Objective: To assess maternal and pediatrician perceptions of mother-infant readiness for postpartum discharge and the impact of this decision making during the neonatal period.
Methodology: We performed a prospective cohort study of mothers and healthy term infants during the first month of life. On nursery discharge and 1 month later, mothers and practitioners completed self-administered questionnaires assessing the discharge decision, maternal confidence in newborn care, and the adequacy of the length of obstetric care. We used Fisher exact tests, Wilcoxon tests, and exact logistic regression for analysis.
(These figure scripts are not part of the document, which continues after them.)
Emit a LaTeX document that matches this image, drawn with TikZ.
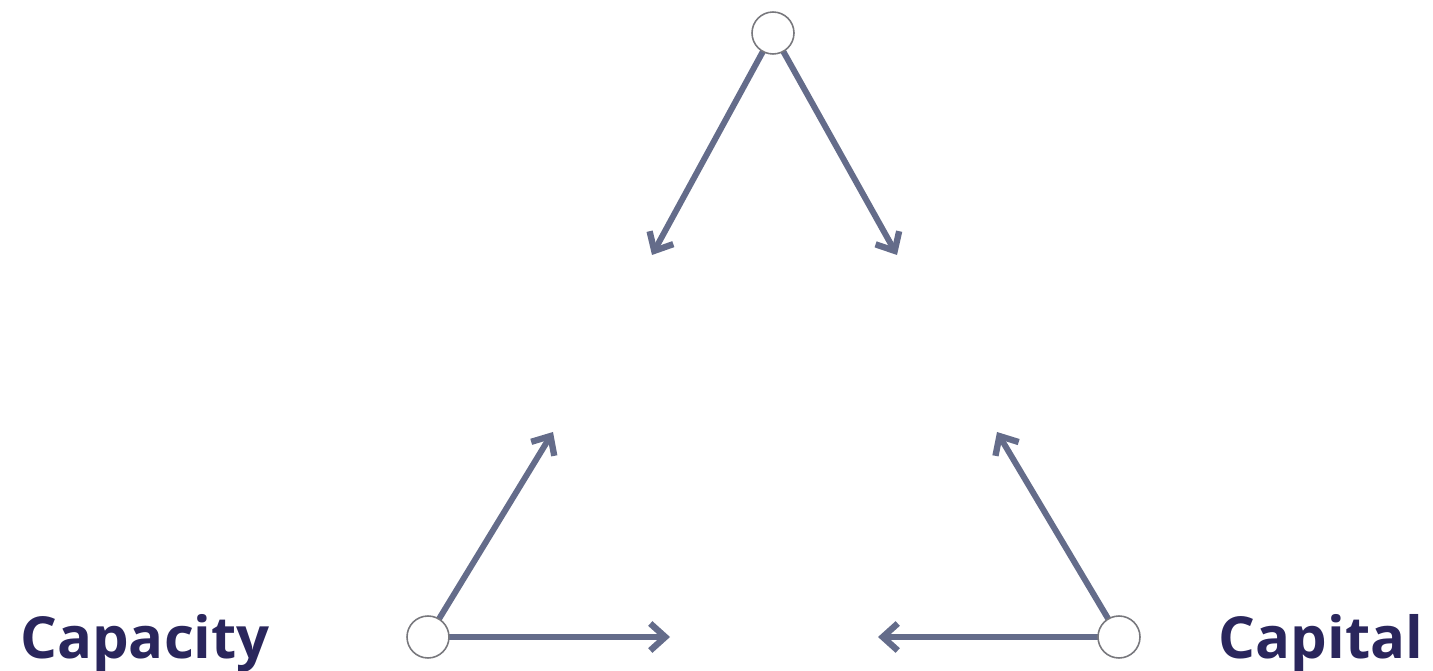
\documentclass[tikz,border=0pt]{standalone}
\usepackage{fontspec}
\setsansfont{Open Sans}
\usepackage{tikz}
\usetikzlibrary{arrows.meta,positioning}
\definecolor{tredge}{RGB}{100,108,138}
\definecolor{trring}{RGB}{120,120,125}
\definecolor{trink}{RGB}{42,38,92}
\tikzset{
  px/.style={x=0.02cm, y=-0.02cm},
  hub/.style={
    circle, draw=trring, fill=white, line width=0.9pt,
    minimum size=8.4mm, inner sep=0pt
  },
  arr/.style={
    -{Straight Barb[length=3mm,width=5.4mm,line width=3.6pt]},
    draw=tredge, line width=3.4pt
  },
  lbl/.style={font=\sffamily\bfseries\fontsize{33}{38}\selectfont, text=trink},
  every picture/.append style={line join=round}
}
\begin{document}
\begin{tikzpicture}[px]
  \useasboundingbox (0,0) rectangle (1433,671);
  % three corners
  \coordinate (tp) at (773,33);
  \coordinate (bl) at (428,637);
  \coordinate (br) at (1119,637);
  % free arrow ends
  \coordinate (tpl) at (652,255);
  \coordinate (tpr) at (897,255);
  \coordinate (blu) at (553,432);
  \coordinate (blr) at (670,637);
  \coordinate (bru) at (997,432);
  \coordinate (brl) at (878,637);
  \draw[arr] (tp) -- (tpl);
  \draw[arr] (tp) -- (tpr);
  \draw[arr] (bl) -- (blu);
  \draw[arr] (bl) -- (blr);
  \draw[arr] (br) -- (bru);
  \draw[arr] (br) -- (brl);
  \node[hub] (top) at (tp) {};
  \node[hub] (left) at (bl) {};
  \node[hub] (right) at (br) {};
  \node[lbl] (capa) at (145,643) {Capacity};
  \node[lbl] (capi) at (1321,643) {Capital};
\end{tikzpicture}
\end{document}
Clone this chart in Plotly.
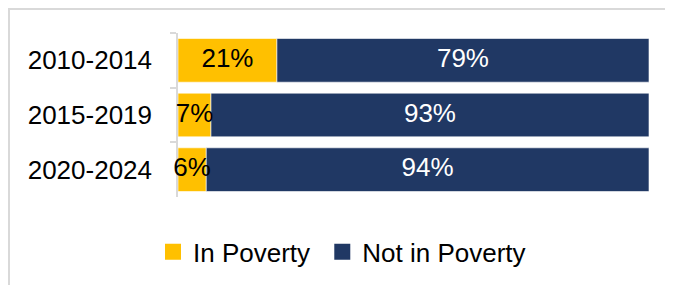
import plotly.graph_objects as go

categories = ["2010-2014", "2015-2019", "2020-2024"]
in_poverty = [0.21, 0.07, 0.06]
not_in_poverty = [0.79, 0.93, 0.94]
in_labels = ["21%", "7%", "6%"]
not_labels = ["79%", "93%", "94%"]
legend_names = ["In Poverty\u00a0", "Not in Poverty"]

YELLOW = "#FFC000"
NAVY = "#203864"
FONT = "Liberation Sans, Arial, sans-serif"

fig = go.Figure()
fig.add_trace(go.Bar(
    y=categories, x=in_poverty, orientation="h",
    name="In Poverty", marker=dict(color=YELLOW, line=dict(color="rgba(255,255,255,0.6)", width=1)),
    showlegend=False, hoverinfo="skip",
))
fig.add_trace(go.Bar(
    y=categories, x=not_in_poverty, base=in_poverty, orientation="h",
    name="Not in Poverty", marker=dict(color=NAVY, line=dict(color="rgba(255,255,255,0.6)", width=1)),
    showlegend=False, hoverinfo="skip",
))
# data labels centred in each segment
fig.add_trace(go.Scatter(
    y=categories, x=[v / 2 for v in in_poverty], mode="text", text=in_labels,
    textposition="middle center", textfont=dict(color="black", size=26, family=FONT),
    cliponaxis=False, showlegend=False, hoverinfo="skip",
))
fig.add_trace(go.Scatter(
    y=categories, x=[b + v / 2 for b, v in zip(in_poverty, not_in_poverty)], mode="text",
    text=not_labels, textposition="middle center", textfont=dict(color="white", size=26, family=FONT),
    cliponaxis=False, showlegend=False, hoverinfo="skip",
))
# legend entries
for nm, col in zip(legend_names, [YELLOW, NAVY]):
    fig.add_trace(go.Scatter(
        x=[None], y=[None], mode="markers", name=nm,
        marker=dict(symbol="square", size=16, color=col), hoverinfo="skip",
    ))

fig.update_layout(
    width=673, height=285,
    margin=dict(l=170, r=32, t=25, b=96),
    barmode="overlay", bargap=0.2,
    plot_bgcolor="white", paper_bgcolor="white",
    font=dict(family=FONT, size=26, color="black"),
    showlegend=True,
    legend=dict(orientation="h", x=(145 - 170) / 471, xanchor="left", y=-0.335, yanchor="middle",
                font=dict(size=26, color="black"), bgcolor="rgba(0,0,0,0)"),
    xaxis=dict(range=[0, 1], visible=False, fixedrange=True),
    yaxis=dict(autorange="reversed", showline=True, linecolor="#d9d9d9", linewidth=1.5,
               ticks="outside", tickson="boundaries", ticklen=6, tickcolor="#d9d9d9",
               tickwidth=1.5, ticklabelstandoff=19, showgrid=False, fixedrange=True,
               layer="below traces",
               tickfont=dict(size=26, color="black", family=FONT)),
    shapes=[dict(type="rect", xref="paper", yref="paper",
                 x0=(1 - 170) / 471, x1=1.2, y0=-0.8, y1=(164 + 25 - 1) / 164,
                 line=dict(color="#d9d9d9", width=2), fillcolor="rgba(0,0,0,0)", layer="below")],
)

fig.write_html("out.html")
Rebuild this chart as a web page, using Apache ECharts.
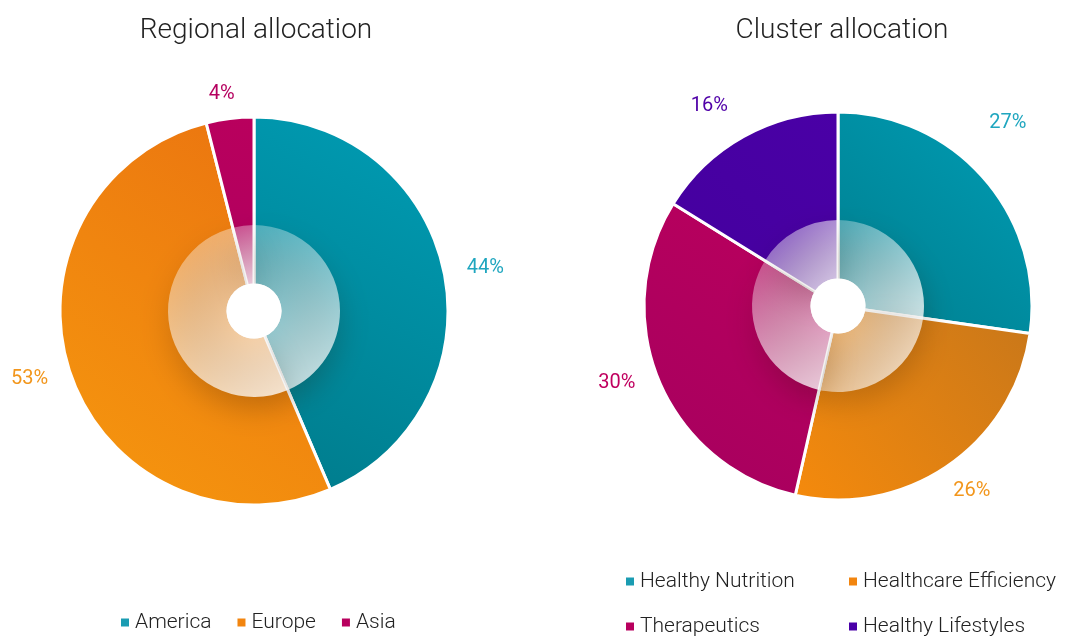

Results: Twenty percent of 55 mother-infant pairs were classified as unready at postpartum discharge. Maternal education less than high school was a significant predictor for lack of readiness (P =.01). During the month after discharge, unready mothers identified themselves as being less happy, made twice as many phone calls on behalf of their infants, and more often placed their infants in the prone sleeping position (P <.01 for each) when compared with ready mothers. The latter 2 variables remained significant in multivariate analyses. The percent agreement between mothers and practitioners about readiness was 92% on discharge but 59% (kappa = 0.09; P =.34) 1 month later.
Conclusions: Maternal and pediatric perceptions of readiness for postpartum discharge of mothers and infants show substantial variation on the day of discharge and over time.